Österreichs Diplomaten versuchten, den Eindruck zu erwecken, dass Putins Wien-Trip, abgesehen von Bildts Äußerungen, „keine besonders negative Stimmung“ im Kreis der EU-Außenminister auslöse. Um die Balance zu halten, traf Kurz in Luxemburg demonstrativ den neuen ukrainischen Außenminister, Pawlo Klimkin. Der gab ihm eine Botschaft an Putin mit: Russland solle den Friedensplan von Präsident Poroschenko mittragen und die Unterstützung für die Separatisten einstellen. Österreich müsse klare Worte finden zur Krim und zur Ostukraine, dann sei die Visite sinnvoll. „Wir unterstützen den Friedensplan, und wir werden dies auch gegenüber Putin zur Sprache bringen“, sagte daraufhin Kurz.

Putin wird am Dienstag um 14 Uhr auf dem Flughafen Wien-Schwechat eintreffen. Dann fährt er direkt zu Präsident Heinz Fischer. Drei Regierungsmitglieder werden ihn begleiten: Außenminister Sergej Lawrow, Energieminister Alexander Nowak und Katastrophenschutzminister Wladimir Putschkow. Mit von der Partei sein werden zudem Putins außenpolitischer Berater Jurij Uschwakow, Gazprom-Chef Alexej Miller und Eisenbahn-Chef Wladimir Jakunin. Sie nehmen unmittelbar nach Putins Unterredung mit Fischer an der Tafel in der Hofburg Platz, um an einem gemeinsamen Arbeitsessen teilzunehmen, zu dem auch Außenminister Sebastian Kurz, Wirtschaftsminister Reinhold Mitterlehner, Innenministerin Johanna Mikl-Leitner, Parlamentspräsidentin Barbara Prammer, Wirtschaftskammerpräsident Christoph Leitl sowie eine Handvoll Manager eingeladen sind.

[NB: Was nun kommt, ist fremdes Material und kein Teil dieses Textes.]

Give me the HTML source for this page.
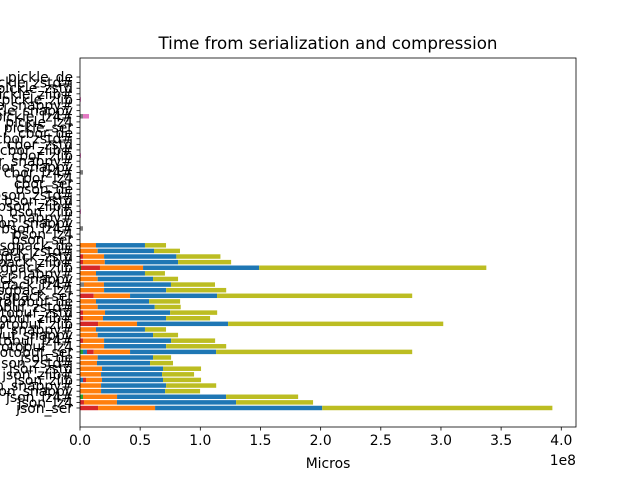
<!DOCTYPE html>
<html><head><meta charset="utf-8"><style>
html,body{margin:0;padding:0;background:#fff}
svg{display:block;font-family:"DejaVu Sans","Liberation Sans",sans-serif}
</style></head><body>
<svg id="chart" width="640" height="480" viewBox="0 0 640 480" xmlns="http://www.w3.org/2000/svg">
<rect x="0" y="0" width="640" height="480" fill="#fff"/>
<text x="328" y="49" font-size="16.7" text-anchor="middle">Time from serialization and compression</text>
<g id="plot"></g>
<text x="328" y="468" font-size="13.9" text-anchor="middle">Micros</text>
<text x="576" y="465" font-size="13.9" text-anchor="end">1e8</text>
</svg>
<script>
const formats = ["json","protobuf","msgpack","bson","cbor","pickle"];
const suffixes = ["_ser","_lz4","_lz4#","_snappy","_snappy#","_zlib","_zlib#","_zstd","_zstd#","_de"];
// values in units of 1e6 micros, index = row (bottom to top)
const greenVals  = [0,0,2.5,0,0,0,0,0,0,0, 2.5,0,0,0,0,0,0,0,0,0, 0,0,0,0,0,0.8,0,0,0,0];
const grayVals   = [0,0,0,0,0,0,0,0,0,0, 0,0,0,0,0,0,0,0,0,0, 0,0,3.3,0,0,0,0,0,0,0, 0,0,2.5,0,0,0,0,0,0,0, 0,0,2.5,0,0,0,0,0,0,0, 0,0,2.5,0,0,0,0,0,0,0];
const preVals    = [0,0,0,0,0,2.5,0,0,0,0, 3.3,0,0,0,0,0,0,0,0,0, 0,0,0,0,0,0,0,0,0,0];
const redVals    = [15.0,3.3,0,0,0,2.5,0,0,0,0, 5.6,0,2.5,0,0,15.0,2.5,2.5,0,0, 11.4,0,0,0,0,15.8,2.5,2.5,0,0];
const orangeVals = [47.4,27.4,28.3,17.5,17.5,13.3,17.5,18.3,14.1,14.7, 30.2,20.0,17.5,14.7,13.3,32.4,16.6,18.3,14.7,13.3, 30.2,20.0,16.6,14.7,13.3,35.8,18.1,17.5,14.7,13.3];
const blueVals   = [138.9,99.0,90.6,53.2,54.1,50.7,50.7,50.7,44.1,46.0, 71.5,51.6,55.7,46.0,40.7,75.7,52.4,54.1,47.4,44.1, 72.3,51.6,55.7,46.0,40.7,96.5,60.9,60.1,46.8,40.7];
const oliveVals  = [191.3,64.0,59.9,29.1,41.6,31.6,26.6,31.6,19.1,15.0, 163.0,49.9,36.6,20.8,17.5,178.8,36.6,39.1,21.6,25.8, 162.2,49.9,36.6,20.8,16.6,188.8,44.1,36.6,21.6,17.5];
const pinkVals   = [0,0,0,0,0,0,0,0,0,0, 0,0,0,0,0,0,0,0,0,0, 0,0,0,0,0,0,0,0,0,0, 0,0,0,0,0,0.8,0,0,0,0, 0,0,0,0,0,0.8,0,0,0,0, 0,0,5.0,0,0,0.8,0,0,0,0];
const xTicks = [0,0.5,1.0,1.5,2.0,2.5,3.0,3.5,4.0];

const NS="http://www.w3.org/2000/svg";
const plot=document.getElementById('plot');
const L=80,R=576,T=58,B=427;
const categories=[];
formats.forEach(f=>suffixes.forEach(s=>categories.push(f+s)));
const n=categories.length;
const series=[["green",greenVals,"#2ca02c"],["gray",grayVals,"#7f7f7f"],["pre",preVals,"#1f77b4"],["red",redVals,"#d62728"],["orange",orangeVals,"#ff7f0e"],["blue",blueVals,"#1f77b4"],["olive",oliveVals,"#bcbd22"],["pink",pinkVals,"#e377c2"]];
let maxTot=0;
for(let i=0;i<n;i++){let t=0;series.forEach(s=>t+=(s[1][i]||0));maxTot=Math.max(maxTot,t);}
const xmax=maxTot*1.05/100;
const xs=v=>L+(v/100)/xmax*(R-L);
const xt=v=>L+v/xmax*(R-L);
const ymin=-0.4-(n-1+0.8)*0.05, ymax=n-1+0.4+(n-1+0.8)*0.05;
const ys=v=>B-(v-ymin)/(ymax-ymin)*(B-T);
const bh=0.8*(B-T)/(ymax-ymin);
function mk(tag,attrs){const e=document.createElementNS(NS,tag);for(const k in attrs)e.setAttribute(k,attrs[k]);plot.appendChild(e);return e;}
for(let i=0;i<n;i++){
  let acc=0;
  series.forEach(s=>{
    const v=s[1][i]||0;
    if(v>0){
      const r=mk('rect',{x:xs(acc),y:ys(i)-bh/2,width:xs(acc+v)-xs(acc),height:bh,fill:s[2]});
      
      
    }
    acc+=v;
  });
}
const frame=mk('rect',{x:L,y:T,width:R-L,height:B-T,fill:'none',stroke:'#000','stroke-width':0.8});


xTicks.forEach(t=>{
  const x=xt(t);
  const tk=mk('line',{x1:x,x2:x,y1:B,y2:B+3.5,stroke:'#000','stroke-width':0.8});
  
  
  const tl=mk('text',{x:x,y:B+18,'font-size':13.9,'text-anchor':'middle'});
  tl.textContent=t.toFixed(1);
  
  
});
categories.forEach((c,i)=>{
  const y=ys(i);
  const tk=mk('line',{x1:L-3.5,x2:L,y1:y,y2:y,stroke:'#000','stroke-width':0.8});
  
  
  const tl=mk('text',{x:L-7,y:y+5,'font-size':13.9,'text-anchor':'end'});
  tl.textContent=c;
  
  
});
</script>
</body></html>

Moskau wollte längeren Besuch

Wie „Die Presse“ erfuhr, hätten die Russen gern einen pompösen mehrtägigen Staatsbesuch in Wien inszeniert. Doch das ging den Gastgebern dann doch zu weit. Es blieb bei einem Arbeitsbesuch. Um Normalität zu signalisieren, regte Moskau zudem die Unterzeichnung mehrerer bilateraler Verträge an. Feierlich unterschrieben wird in Wien jedoch im Beisein der Präsidenten lediglich ein Katastrophenschutzabkommen.

Als Schlag ins Gesicht werten Teile der EU indes den heutigen Vertragsabschluss über den österreichischen Bauabschnitt der South-Stream-Pipeline. Auch wenn die Unterzeichnung zwischen dem russischen Staatskonzern Gazprom und der OMV außerhalb des offiziellen Programms stattfindet. Die Pipeline, die von der EU-Kommission abgelehnt wird, soll russisches Gas nach Europa liefern, unter Umgehung der Ukraine.

Dienstagabend wird Putin am Stubenring einen Vortrag im Großen Saal der Wirtschaftskammer Wien halten. Letzter Programmpunkt: Kranzniederlegung am Denkmal der Roten Armee auf dem Schwarzenbergplatz um 19 Uhr. Irgendwann zwischendurch soll Putin noch Didier Burkhalter treffen, den derzeitigen Vorsitzenden der in Wien ansässigen Organisation für Sicherheit und Zusammenarbeit in Europa (OSZE). Auch der ukrainische Außenminister Klimkin wird übrigens am Dienstag in Wien sein. Dem Vernehmen nach ist kein Treffen mit Lawrow geplant.

Putin-Besuch

Am Dienstag wird der russische Präsident in Wien erwartet.
Er trifft Bundespräsident Heinz Fischer und Bundeskanzler Werner Faymann. Außerdem wird er vor Wirtschaftsvertretern einen Vortrag halten und einen Kranz am Ehrenmal der Roten Armee niederlegen.